Effects of interplay of nanoparticles, surfactants and base fluid on the surface tension of nanocolloids.

A systematically designed study has been conducted to understand and demarcate the degree of contribution by the constituting elements to the surface tension of nanocolloids. The effects of elements such as surfactants, particles and the combined effects of these on the surface tension of these complex fluids are studied employing the pendant drop shape analysis method by fitting the Young-Laplace equation. Only the particle has shown an increase in the surface tension with particle concentration in a polar medium like DI water, whereas only a marginal effect of particles on surface tension in weakly polar mediums like glycerol and ethylene glycol has been demonstrated. Such behaviour has been attributed to the enhanced desorption of particles to the interface and a theory has been presented to quantify this. The combined particle and surfactant effect on the surface tension of a complex nanofluid system showed a decreasing behaviour with respect to the particle and surfactant concentration with a considerably feeble effect of particle concentration.
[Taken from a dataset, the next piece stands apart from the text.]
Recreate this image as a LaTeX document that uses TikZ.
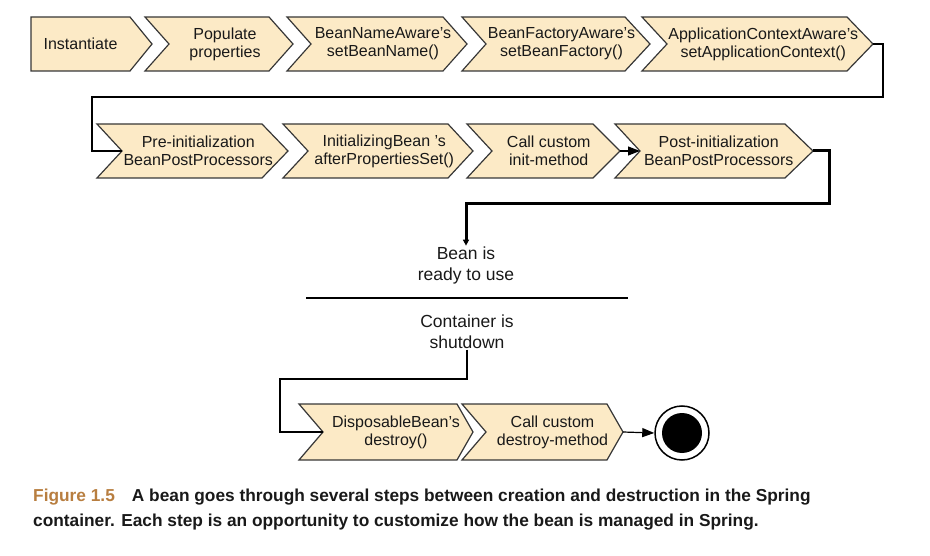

This combined colloidal system recorded a surface tension value below the surface tension of an aqueous surfactant system at the same concentration, which is a counterintuitive observation as only the particle results in an increase in the surface tension and only the surfactant results in a decrease in the surface tension. The possible physical mechanism behind such an anomaly happening at the complex fluid air interface has been explained. Detailed analyses based on thermodynamic, mechanical and chemical equilibrium of the constituents and their adsorption-desorption characteristics as extracted from the Gibbs adsorption analysis have been provided. The present paper conclusively explains several physical phenomena observed, yet hitherto unexplained, in the case of the surface tension of such complex fluids by segregating the individual contributions of each component of the colloidal system.